The report disclosed that the company:
- benefitted from the use of Jewish slave labor;
- was the biggest supplier of Nazi propaganda, publishing some 20 million Nazi texts, surpassing even the Nazi Party's own publishing operation;
- was once led by chief Heinrich Mohn, who lied about his firm's activities and covered up his own support of the Nazi SS.
Just as the reaction to these revelations hit, German publisher the Von Holtzbrinck Group (parent of Farrar Straus and Giroux and several others) disclosed it has hired a writer to research its history from 1933-45.
"It is our company's, and my family's responsibility to explain the past," president Stefan von Voltzbrinck, told the New York Times. "For me, the worst thing would be if everything did not come out."
If only Bertelsmann embraced such forthrightness.
In these times, when the goings-on at a corporate lunch can't be covered up, one has to marvel at Bertelsmann's ability to paper over -- for more than half a century -- the publication of 20 million books and the employment of Jewish slaves in Latvia and Lithuania.
Now that the record has been set straight, by Bertelsmann's own hand, one might assume that a major program of compensation and positive civic deeds would accompany such a dark admission.

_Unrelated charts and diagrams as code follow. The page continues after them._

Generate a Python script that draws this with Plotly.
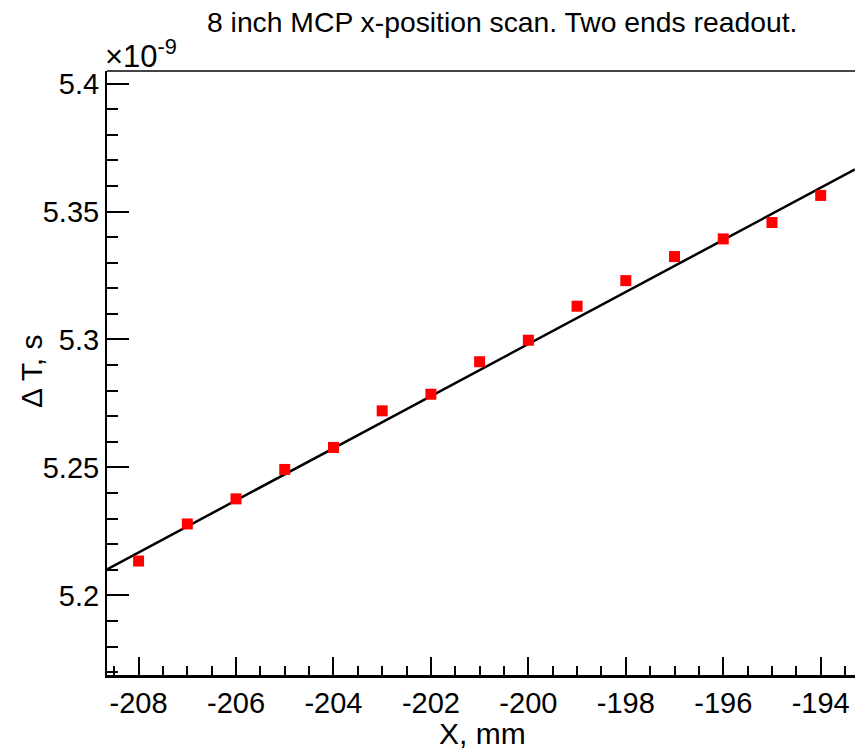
import plotly.graph_objects as go

# ---- data (x in mm, delta T in units of 1e-9 s) ----
x_mm = [-208, -207, -206, -205, -204, -203, -202, -201, -200, -199, -198, -197, -196, -195, -194]
dT_ns = [5.2134, 5.2279, 5.2377, 5.2492, 5.2578, 5.2721, 5.2786, 5.2913, 5.2997,
         5.3130, 5.3230, 5.3324, 5.3393, 5.3457, 5.3563]

# linear fit parameters: value at x=-200 mm and slope per mm
fit_ref_x = -200.0
fit_ref_y = 5.2982
fit_slope = 0.01018

x_range = [-208.648, -193.296]
y_range = [5.16887, 5.40492]

x_ticks = [-208, -206, -204, -202, -200, -198, -196, -194]
x_ticklabels = ["-208", "-206", "-204", "-202", "-200", "-198", "-196", "-194"]
y_ticks = [5.2, 5.25, 5.3, 5.35, 5.4]
y_ticklabels = ["5.2", "5.25", "5.3", "5.35", "5.4"]

title_text = "8 inch MCP x-position scan. Two ends readout."
x_title = "X, mm"
y_title = "Δ T, s"
exp_text = "×10<sup>-9</sup>"

FONT = "Liberation Sans, Arial, sans-serif"

fit_x = x_range
fit_y = [fit_ref_y + fit_slope * (v - fit_ref_x) for v in fit_x]

W, H = 855, 751
L, R, T, B = 107, 0, 71, 76
pw, ph = W - L - R, H - T - B


def px(xp):
    return (xp - L) / pw


def py(yp):
    return (H - B - yp) / ph


fig = go.Figure()
fig.add_trace(go.Scatter(x=fit_x, y=fit_y, mode="lines",
                         line=dict(color="black", width=2.5), hoverinfo="skip"))
fig.add_trace(go.Scatter(x=x_mm, y=dT_ns, mode="markers",
                         marker=dict(symbol="square", size=11, color="#ff0000",
                                     line=dict(width=0))))

fig.update_layout(
    width=W, height=H,
    margin=dict(l=L, r=R, t=T, b=B, pad=0),
    paper_bgcolor="white", plot_bgcolor="white",
    showlegend=False,
    font=dict(family=FONT, color="black", size=29),
    xaxis=dict(range=x_range, tickmode="array", tickvals=x_ticks, ticktext=x_ticklabels,
               ticks="inside", ticklen=18, tickwidth=1.5, tickcolor="black",
               showgrid=False, zeroline=False,
               showline=True, linecolor="black", linewidth=3,
               tickfont=dict(size=29, family=FONT),
               minor=dict(dtick=0.5, tick0=-208, ticks="inside", ticklen=9,
                          tickwidth=1.5, tickcolor="black", showgrid=False)),
    yaxis=dict(range=y_range, tickmode="array", tickvals=y_ticks, ticktext=y_ticklabels,
               ticks="inside", ticklen=22, tickwidth=1.5, tickcolor="black",
               showgrid=False, zeroline=False,
               showline=True, linecolor="black", linewidth=2,
               tickfont=dict(size=29, family=FONT),
               minor=dict(dtick=0.01, tick0=5.2, ticks="inside", ticklen=11,
                          tickwidth=1.5, tickcolor="black", showgrid=False)),
    shapes=[dict(type="line", xref="paper", yref="paper", x0=0, x1=1, y0=1, y1=1,
                 line=dict(color="#444444", width=2))],
    annotations=[
        dict(text=title_text, xref="paper", yref="paper", x=px(502), y=py(22),
             xanchor="center", yanchor="middle", showarrow=False,
             font=dict(size=28.3, family=FONT)),
        dict(text=x_title, xref="paper", yref="paper", x=px(482), y=py(734),
             xanchor="center", yanchor="middle", showarrow=False,
             font=dict(size=30, family=FONT)),
        dict(text=y_title, xref="paper", yref="paper", x=px(31), y=py(372),
             xanchor="center", yanchor="middle", showarrow=False, textangle=-90,
             font=dict(size=30, family=FONT)),
        dict(text=exp_text, xref="paper", yref="paper", x=px(103), y=py(54),
             xanchor="left", yanchor="middle", showarrow=False,
             font=dict(size=31, family=FONT)),
    ],
)

fig.write_html("out.html")
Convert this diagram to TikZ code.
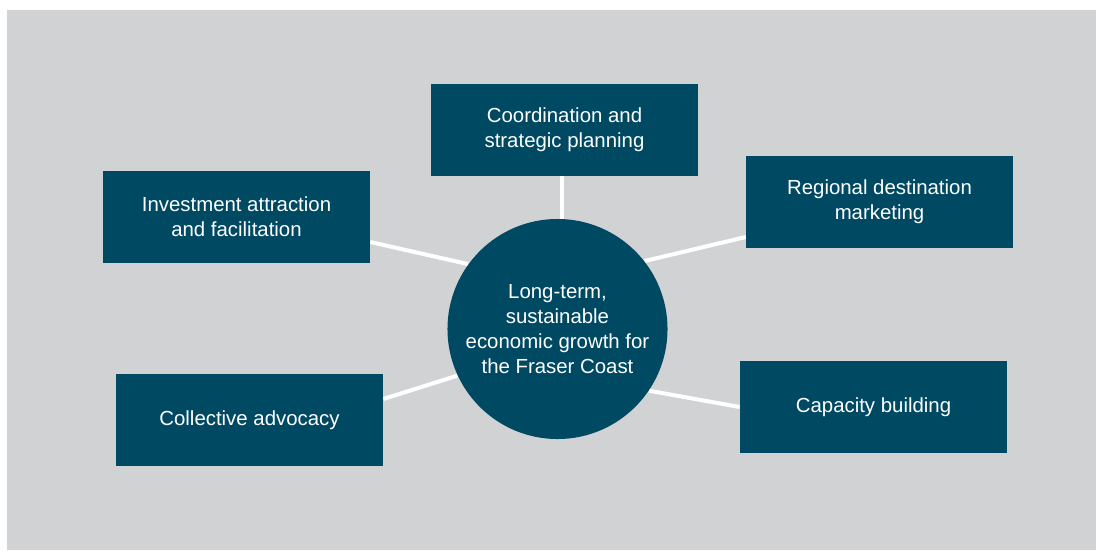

Especially since German firms Volkswagen, Siemens and Deutsche Bank have faced similar scrutiny in recent years.
That assumprion would be wrong.
All that has accompanied the report is a statement by current chairman Gunter Thielen that expresses "regret" for "inaccuracies" and "wartime activities."
Since the report itself mentions such pre-war, 1930s-era Bertelsmann titles as "The Christmas Book for Hitler Youth," one might conclude Thielen's statement was inadequate. More than that, it is preposterous.
Bertelsmann needs to offer a far more substantive response to this devastating report, perhaps something more along the lines of what Lord Janner of Braunstone, chairman of the Holocaust Educational Fund, has proposed.
Calling Thielen's statement "pathetically inadequate and disgraceful," Lord Janner suggested the firm "do everything in its power to influence public opinion against racism" and that "they have the ability and responsibility to make amends."
To take a word from the hymn books that Bertelsmann has so proudly printed for the last century and a half, "Amen."
Steven Gaydos, based in London, is executive director of Daily Variety.